Dieser Punkt entspricht dem Auftrag der Ratsversammlung, auch Zuschüsse oder ggf. Darlehen zu überprüfen, mit dem die Erwerber unterstützt werden können. In Berlin gibt es eine entsprechende Regelung bereits und es ist angesichts der derzeitigen Immobilienpreise ein wesentliches Element für das Gelingen dieses Instruments. Entsprechende Mittel haben wir im Haushalt bereitgestellt.
Zugleich kann die Wahrnehmung des Vorkaufsrechts zu Gunsten Dritter zu einer ausgewogenen Wohnungsmarktstruktur beitragen.
Einen Punkt, den wir hier nicht eingebracht haben, der aber dennoch wichtig ist – wir gehen davon aus, dass seitens des AWS die Ankaufträger, insbesondere Mietergemeinschaften und Kollektivhausprojekte in diesem durchaus komplexen Verfahren begleitet und beraten werden. Hier würde ich mich noch über eine Zusicherung seitens Herr Dienberg freuen, dass dies gewährleistet wird.

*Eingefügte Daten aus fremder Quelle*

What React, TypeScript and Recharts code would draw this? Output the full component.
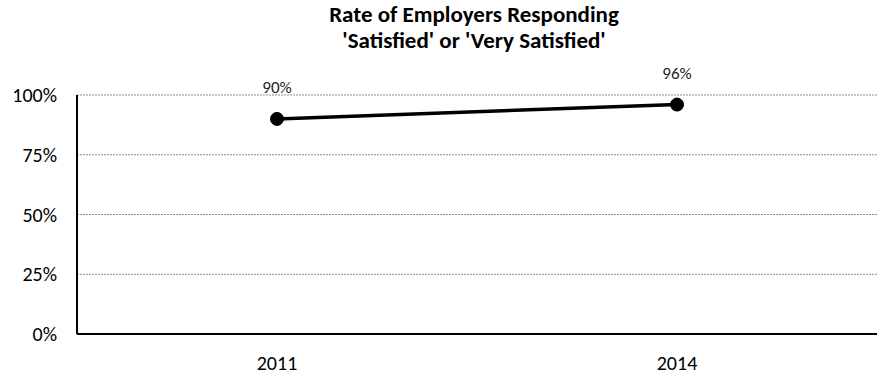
import { LineChart, Line, XAxis, YAxis, CartesianGrid, LabelList } from 'recharts';

const years = ['2011', '2014'];
const satisfied = [0.9, 0.96];
const yTicks = [0, 0.25, 0.5, 0.75, 1];
const titleLines = ['Rate of Employers Responding', "'Satisfied' or 'Very Satisfied'"];

const data = years.map((year, i) => ({ year, rate: satisfied[i] }));
const pct = (v: any) => `${Math.round(Number(v) * 100)}%`;
const font = 'Carlito, Calibri, "Open Sans", sans-serif';

export default function App() {
  return (
    <div style={{ position: 'absolute', left: 0, top: 0, width: 878, height: 376, background: '#fff', fontFamily: font }}>
      <div
        style={{
          position: 'absolute',
          left: 0,
          width: 948,
          top: 1,
          textAlign: 'center',
          fontWeight: 'bold',
          fontSize: 23,
          lineHeight: '26px',
          color: '#000',
        }}
      >
        {titleLines.map((t) => (
          <div key={t}>{t}</div>
        ))}
      </div>
      <LineChart width={878} height={376} data={data} margin={{ top: 95, right: 1, bottom: 12, left: 0 }}>
        <CartesianGrid vertical={false} stroke="#8c8c8c" strokeDasharray="2 1" />
        <XAxis
          dataKey="year"
          height={30}
          padding={{ left: 200, right: 200 }}
          tickLine={false}
          axisLine={{ stroke: '#000', strokeWidth: 2 }}
          tick={{ fill: '#000', fontSize: 20, fontFamily: font }}
          tickMargin={16}
        />
        <YAxis
          domain={[0, 1]}
          ticks={yTicks}
          tickFormatter={pct}
          tickLine={false}
          width={77}
          axisLine={{ stroke: '#000', strokeWidth: 2 }}
          tick={{ fill: '#000', fontSize: 20, fontFamily: font }}
          tickMargin={14}
        />
        <Line
          dataKey="rate"
          stroke="#000"
          strokeWidth={3.5}
          dot={{ r: 6.5, fill: '#000', stroke: '#000', strokeWidth: 1 }}
          isAnimationActive={false}
        >
          <LabelList dataKey="rate" position="top" offset={26} formatter={pct} fill="#222" fontSize={17} fontFamily={font} />
        </Line>
      </LineChart>
    </div>
  );
}
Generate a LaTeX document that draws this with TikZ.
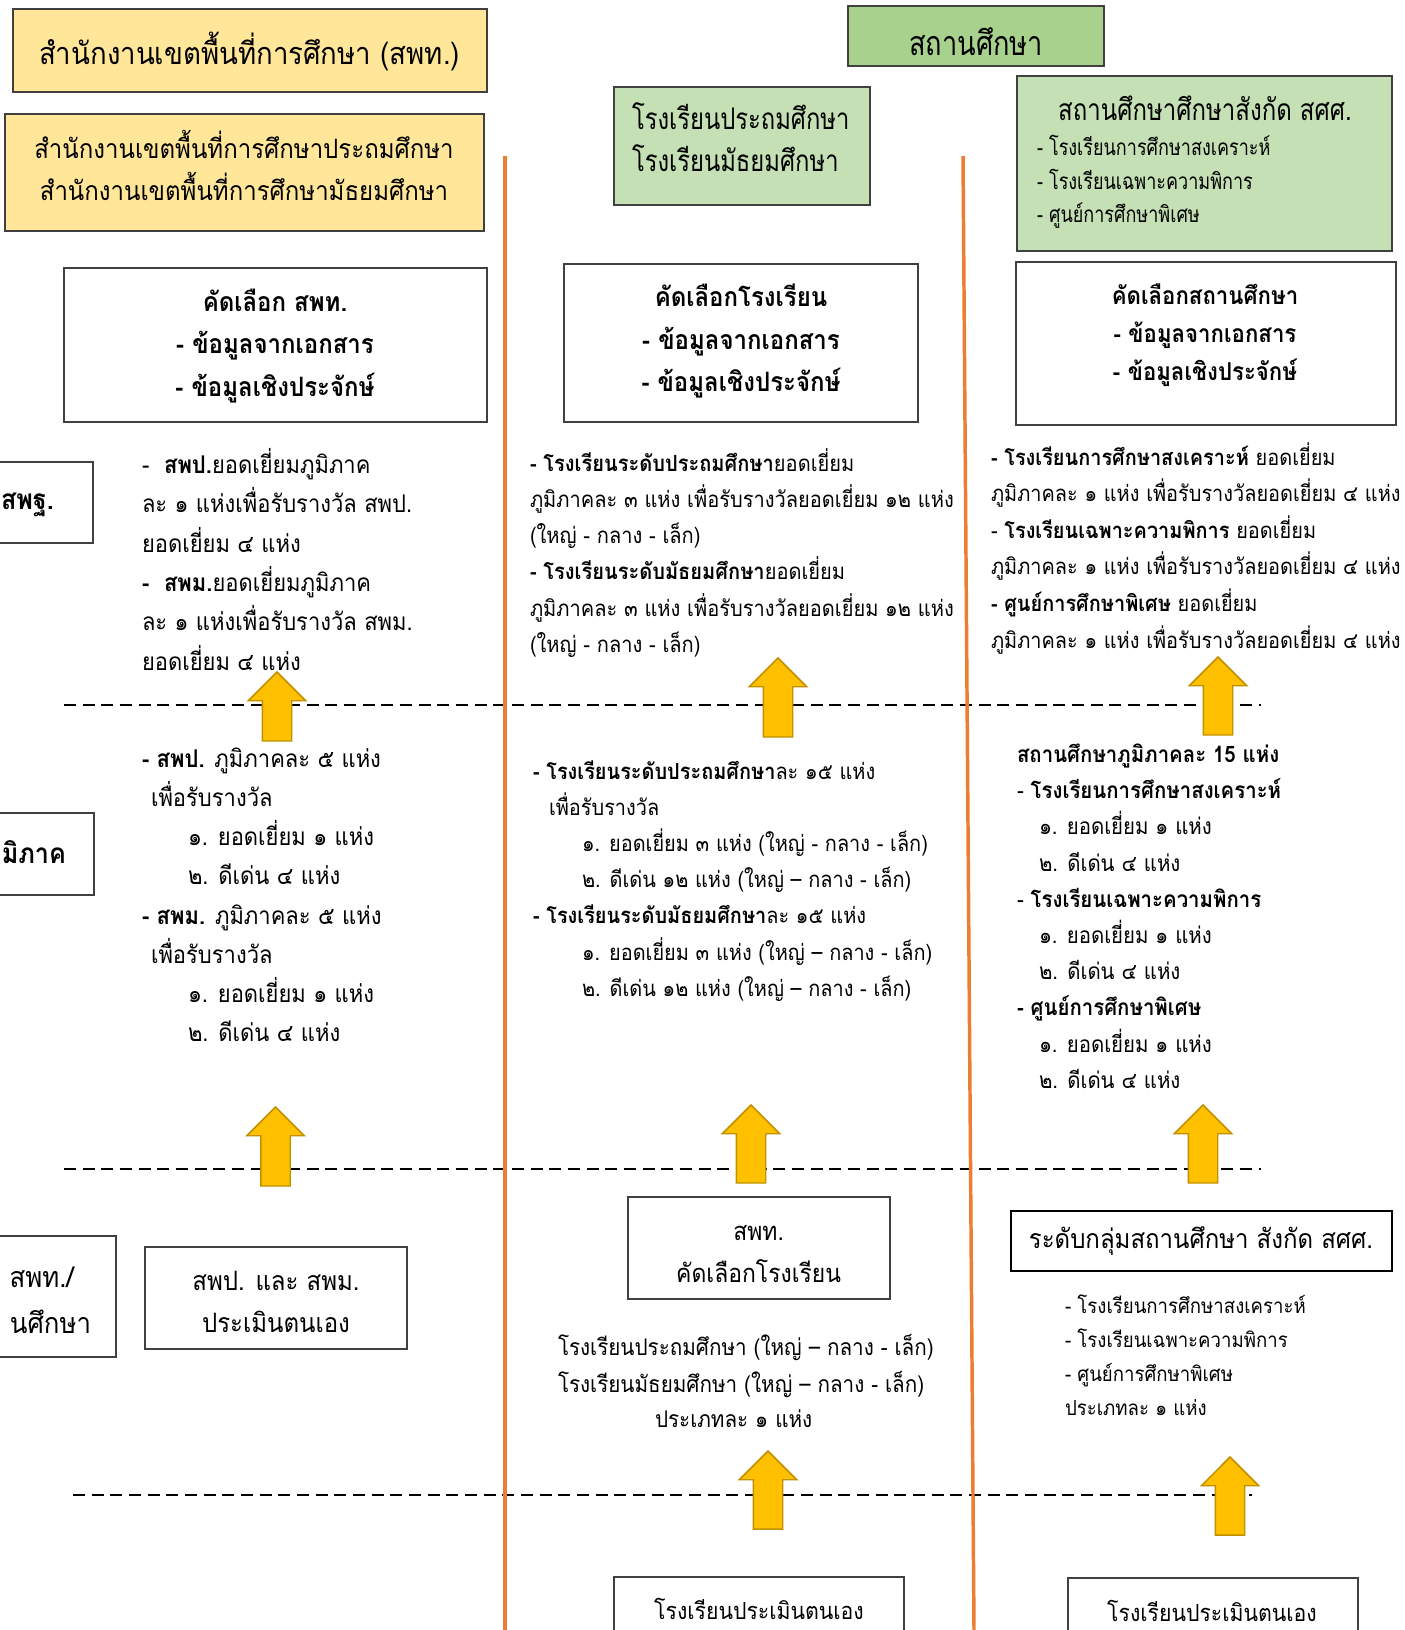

Liebe Kolleginnen und Kollegen,
mit der Verabschiedung dieser Vorlage und der hier verdeutlichten Änderungen gehen wir einen weiteren wichtigen Schritt für bezahlbares Wohnen in Leipzig, weitere werden und müssen sicher folgen – im Interesse der Mieterinnen und Mieter in Leipzig. Ich bitte um Ihre Zustimmung, vielen Dank!